Most organizations today are equipped with data tools that can answer the question “what is happening with our suppliers?” with varying degrees of latency and effort. Procurement analysts run reports. Risk teams build dashboards. Finance monitors exposure. Compliance reviews certifications. Each team produces a version of supplier reality shaped entirely by the slice of data they have access to. And when a supplier failure actually occurs, the post-mortem almost always reveals the same thing: the information was there, scattered across systems that never spoke to each other, sitting in reports that no one had time to correlate, generating alerts that had no workflow attached to them.
This is not an analytics problem. It is a context problem.
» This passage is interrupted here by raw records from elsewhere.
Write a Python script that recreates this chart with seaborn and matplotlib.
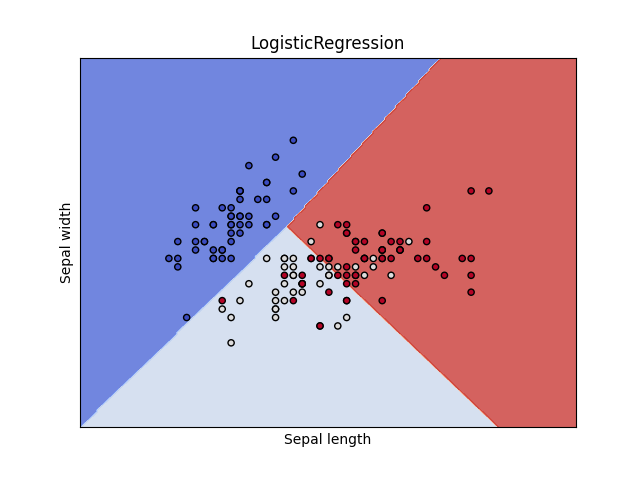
import numpy as np
import pandas as pd
import matplotlib
matplotlib.use("Agg")
import matplotlib.pyplot as plt
import seaborn as sns

# Iris: sepal length / sepal width, by species
setosa_len = [5.1, 4.9, 4.7, 4.6, 5.0, 5.4, 4.6, 5.0, 4.4, 4.9, 5.4, 4.8, 4.8, 4.3, 5.8, 5.7, 5.4, 5.1, 5.7, 5.1,
              5.4, 5.1, 4.6, 5.1, 4.8, 5.0, 5.0, 5.2, 5.2, 4.7, 4.8, 5.4, 5.2, 5.5, 4.9, 5.0, 5.5, 4.9, 4.4, 5.1,
              5.0, 4.5, 4.4, 5.0, 5.1, 4.8, 5.1, 4.6, 5.3, 5.0]
setosa_wid = [3.5, 3.0, 3.2, 3.1, 3.6, 3.9, 3.4, 3.4, 2.9, 3.1, 3.7, 3.4, 3.0, 3.0, 4.0, 4.4, 3.9, 3.5, 3.8, 3.8,
              3.4, 3.7, 3.6, 3.3, 3.4, 3.0, 3.4, 3.5, 3.4, 3.2, 3.1, 3.4, 4.1, 4.2, 3.1, 3.2, 3.5, 3.6, 3.0, 3.4,
              3.5, 2.3, 3.2, 3.5, 3.8, 3.0, 3.8, 3.2, 3.7, 3.3]
versicolor_len = [7.0, 6.4, 6.9, 5.5, 6.5, 5.7, 6.3, 4.9, 6.6, 5.2, 5.0, 5.9, 6.0, 6.1, 5.6, 6.7, 5.6, 5.8, 6.2, 5.6,
                  5.9, 6.1, 6.3, 6.1, 6.4, 6.6, 6.8, 6.7, 6.0, 5.7, 5.5, 5.5, 5.8, 6.0, 5.4, 6.0, 6.7, 6.3, 5.6, 5.5,
                  5.5, 6.1, 5.8, 5.0, 5.6, 5.7, 5.7, 6.2, 5.1, 5.7]
versicolor_wid = [3.2, 3.2, 3.1, 2.3, 2.8, 2.8, 3.3, 2.4, 2.9, 2.7, 2.0, 3.0, 2.2, 2.9, 2.9, 3.1, 3.0, 2.7, 2.2, 2.5,
                  3.2, 2.8, 2.5, 2.8, 2.9, 3.0, 2.8, 3.0, 2.9, 2.6, 2.4, 2.4, 2.7, 2.7, 3.0, 3.4, 3.1, 2.3, 3.0, 2.5,
                  2.6, 3.0, 2.6, 2.3, 2.7, 3.0, 2.9, 2.9, 2.5, 2.8]
virginica_len = [6.3, 5.8, 7.1, 6.3, 6.5, 7.6, 4.9, 7.3, 6.7, 7.2, 6.5, 6.4, 6.8, 5.7, 5.8, 6.4, 6.5, 7.7, 7.7, 6.0,
                 6.9, 5.6, 7.7, 6.3, 6.7, 7.2, 6.2, 6.1, 6.4, 7.2, 7.4, 7.9, 6.4, 6.3, 6.1, 7.7, 6.3, 6.4, 6.0, 6.9,
                 6.7, 6.9, 5.8, 6.8, 6.7, 6.7, 6.3, 6.5, 6.2, 5.9]
virginica_wid = [3.3, 2.7, 3.0, 2.9, 3.0, 3.0, 2.5, 2.9, 2.5, 3.6, 3.2, 2.7, 3.0, 2.5, 2.8, 3.2, 3.0, 3.8, 2.6, 2.2,
                 3.2, 2.8, 2.8, 2.7, 3.3, 3.2, 2.8, 3.0, 2.8, 3.0, 2.8, 3.8, 2.8, 2.8, 2.6, 3.0, 3.4, 3.1, 3.0, 3.1,
                 3.1, 3.1, 2.7, 3.2, 3.3, 3.0, 2.5, 3.0, 3.4, 3.0]

X = np.column_stack([setosa_len + versicolor_len + virginica_len,
                     setosa_wid + versicolor_wid + virginica_wid])
y = np.array([0] * 50 + [1] * 50 + [2] * 50)

# One-vs-rest logistic regression (liblinear-style: intercept penalised too), C = 1e5
C = 1e5
n = len(y)
K = 3
Xa = np.column_stack([X, np.ones(n)])
d = Xa.shape[1]
theta = np.zeros((K, d))
for k in range(K):
    t = np.where(y == k, 1.0, -1.0)
    w = np.zeros(d)
    for _ in range(300):
        m = t * (Xa @ w)
        s = 1.0 / (1.0 + np.exp(m))          # sigma(-m)
        g = w / C - (Xa * (t * s)[:, None]).sum(axis=0)
        r = s * (1.0 - s)
        H = np.eye(d) / C + (Xa * r[:, None]).T @ Xa
        step = np.linalg.solve(H, g)
        # backtracking line search on the objective
        def obj(v):
            return 0.5 / C * v @ v + np.logaddexp(0.0, -t * (Xa @ v)).sum()
        a = 1.0
        f0 = obj(w)
        while obj(w - a * step) > f0 and a > 1e-8:
            a *= 0.5
        w = w - a * step
    theta[k] = w

h = 0.02
x_min, x_max = X[:, 0].min() - 1, X[:, 0].max() + 1
y_min, y_max = X[:, 1].min() - 1, X[:, 1].max() + 1
xx, yy = np.meshgrid(np.arange(x_min, x_max, h), np.arange(y_min, y_max, h))
grid = np.column_stack([xx.ravel(), yy.ravel(), np.ones(xx.size)])
Z = np.argmax(grid @ theta.T, axis=1).reshape(xx.shape)

fig, ax = plt.subplots(figsize=(6.4, 4.8), dpi=100)
cmap = plt.cm.coolwarm
ax.contourf(xx, yy, Z, cmap=cmap, alpha=0.8)

df = pd.DataFrame({"Sepal length": X[:, 0], "Sepal width": X[:, 1], "species": y})
palette = {0: cmap(0.0), 1: cmap(0.5), 2: cmap(1.0)}
sns.scatterplot(data=df, x="Sepal length", y="Sepal width", hue="species", palette=palette,
                s=20, edgecolor="k", linewidth=1.0, legend=False, ax=ax)

ax.set_xlim(xx.min(), xx.max())
ax.set_ylim(yy.min(), yy.max())
ax.set_xticks(())
ax.set_yticks(())
ax.set_xlabel("Sepal length")
ax.set_ylabel("Sepal width")
ax.set_title("LogisticRegression")

fig.savefig("out.png", dpi=100)
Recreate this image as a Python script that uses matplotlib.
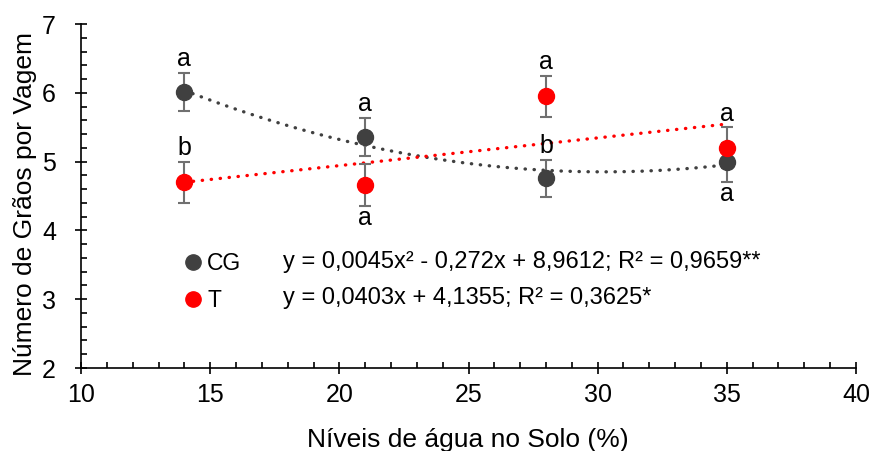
import numpy as np
import matplotlib
matplotlib.use('Agg')
import matplotlib.pyplot as plt
from matplotlib.lines import Line2D
from matplotlib.ticker import MultipleLocator

plt.rcParams['font.family'] = ['Liberation Sans', 'DejaVu Sans']

# data
niveis = [14, 21, 28, 35]
cg = [6.01, 5.36, 4.76, 4.99]
cg_err = [0.28, 0.28, 0.27, 0.28]
t = [4.70, 4.66, 5.95, 5.20]
t_err = [0.30, 0.30, 0.30, 0.30]

cg_letras = ['a', 'a', 'b', 'a']
cg_lado = ['above', 'above', 'above', 'below']
t_letras = ['b', 'a', 'a', 'a']
t_lado = ['above', 'below', 'above', 'above']

# trend line coefficients (as printed on the chart)
cg_coef = [0.0045, -0.272, 8.9612]
t_coef = [0.0403, 4.1355]
cg_eq = 'y = 0,0045x² - 0,272x + 8,9612; R² = 0,9659**'
t_eq = 'y = 0,0403x + 4,1355; R² = 0,3625*'

c_cg = '#404040'
c_t = '#FF0000'
c_err = '#707070'

fig = plt.figure(figsize=(8.75, 4.51), dpi=100)
ax = fig.add_axes([81/875, 83/451, 775/875, 344/451])

xs = np.linspace(niveis[0], niveis[-1], 200)
dots = (0, (0.1, 2.6))
ax.plot(xs, np.polyval(cg_coef, xs), color=c_cg, lw=2.4, linestyle=dots,
        dash_capstyle='round', zorder=2)
ax.plot(xs, np.polyval(t_coef, xs), color=c_t, lw=2.4, linestyle=dots,
        dash_capstyle='round', zorder=2)

for y, e, c in [(cg, cg_err, c_cg), (t, t_err, c_t)]:
    ax.errorbar(niveis, y, yerr=e, fmt='none', ecolor=c_err, elinewidth=1.5,
                capsize=4, capthick=1.5, zorder=3)
    ax.plot(niveis, y, 'o', color=c, ms=11.5, zorder=4, linestyle='none')

# letters over / under the error bars
for y, e, letras, lados in [(cg, cg_err, cg_letras, cg_lado), (t, t_err, t_letras, t_lado)]:
    for xi, yi, ei, l, lado in zip(niveis, y, e, letras, lados):
        if lado == 'above':
            ax.annotate(l, (xi, yi + ei), xytext=(0, 1), textcoords='offset points',
                        ha='center', va='bottom', fontsize=18)
        else:
            ax.annotate(l, (xi, yi - ei), xytext=(0, 0), textcoords='offset points',
                        ha='center', va='top', fontsize=18)

# legend-like block
handles = [Line2D([], [], marker='o', color=c_cg, ms=11, linestyle='none'),
           Line2D([], [], marker='o', color=c_t, ms=11, linestyle='none')]
ax.legend(handles, ['CG', 'T'], loc='upper left', bbox_to_anchor=(0.108, 0.37),
          frameon=False, fontsize=16.5, handletextpad=-0.15, labelspacing=0.6,
          handlelength=1.5, borderpad=0)
ax.text(0.261, 0.308, cg_eq, transform=ax.transAxes, fontsize=17, va='center')
ax.text(0.261, 0.203, t_eq, transform=ax.transAxes, fontsize=17, va='center')

ax.set_xlim(10, 40)
ax.set_ylim(2, 7)
ax.xaxis.set_major_locator(MultipleLocator(5))
ax.xaxis.set_minor_locator(MultipleLocator(1))
ax.yaxis.set_major_locator(MultipleLocator(1))
ax.yaxis.set_minor_locator(MultipleLocator(0.2))
ax.tick_params(which='major', direction='inout', length=8, width=1.2, labelsize=18)
ax.tick_params(axis='x', which='major', pad=7)
ax.tick_params(axis='y', which='major', pad=14)
ax.tick_params(which='minor', direction='in', length=4, width=1.2)
for s in ['top', 'right']:
    ax.spines[s].set_visible(False)
for s in ['left', 'bottom']:
    ax.spines[s].set_linewidth(1.2)

ax.set_xlabel('Níveis de água no Solo (%)', fontsize=19)
ax.set_ylabel('Número de Grãos por Vagem', fontsize=19)
ax.xaxis.set_label_coords(0.4995, -0.175)
ax.yaxis.set_label_coords(-0.057, 0.477)

fig.savefig('out.png', dpi=100)
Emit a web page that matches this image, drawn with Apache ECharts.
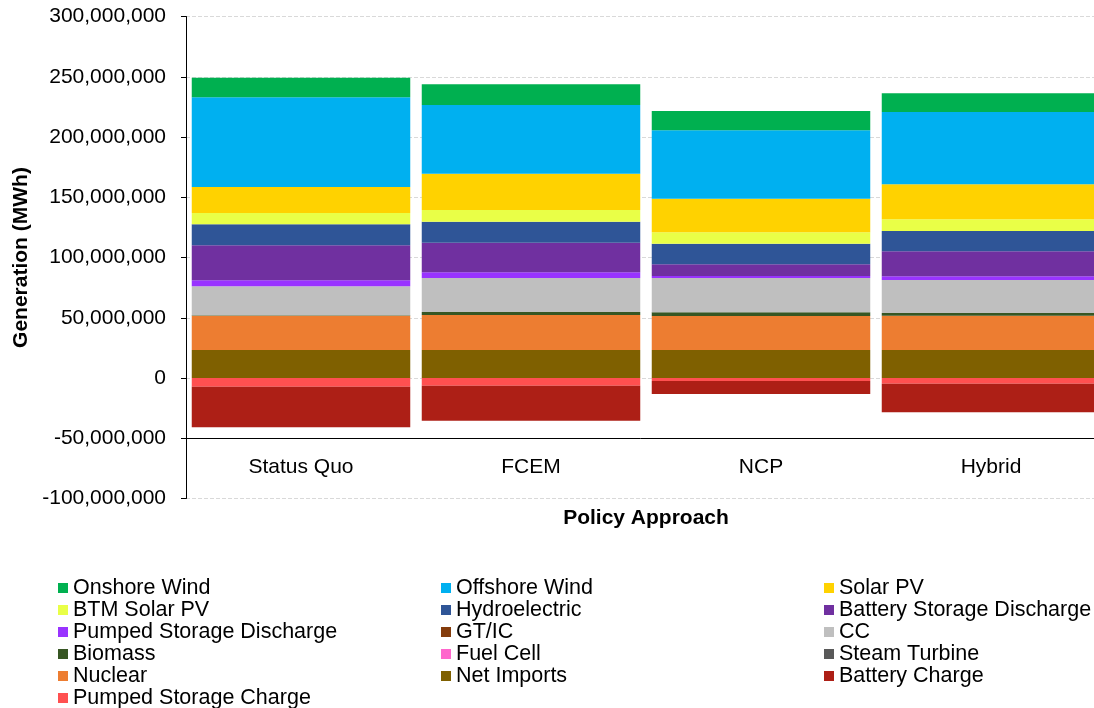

And context, at the scale and complexity of modern supplier networks, is something that AI is uniquely capable of synthesizing, if you give it the right foundation to work from.
What Supplier Risk Intelligence Actually Requires
Genuine supplier risk intelligence requires three things that most enterprise AI deployments are not yet built to deliver.
The first is access to every relevant data source, simultaneously. Supplier risk does not live in one system. It lives in ERP data, procurement records, accounts payable transaction histories, quality management systems, contract repositories, third-party risk platforms, financial data feeds, news and regulatory monitoring services, and the institutional knowledge that exists in email threads, meeting notes, and analyst commentary. A risk signal that exists in only one of these systems is a fragment. A risk signal that is correlated across all of them is an insight.
The second is business context. Knowing that a supplier’s delivery performance has declined by 12% over the last quarter is data. Knowing that this particular supplier provides a single-sourced critical component for your top revenue product line, that your safety stock is at a six-week low, and that your next major product launch is in ten weeks is context. The gap between those two things is the difference between a statistic and a crisis. AI operating without that business context will surface the statistic and miss the crisis.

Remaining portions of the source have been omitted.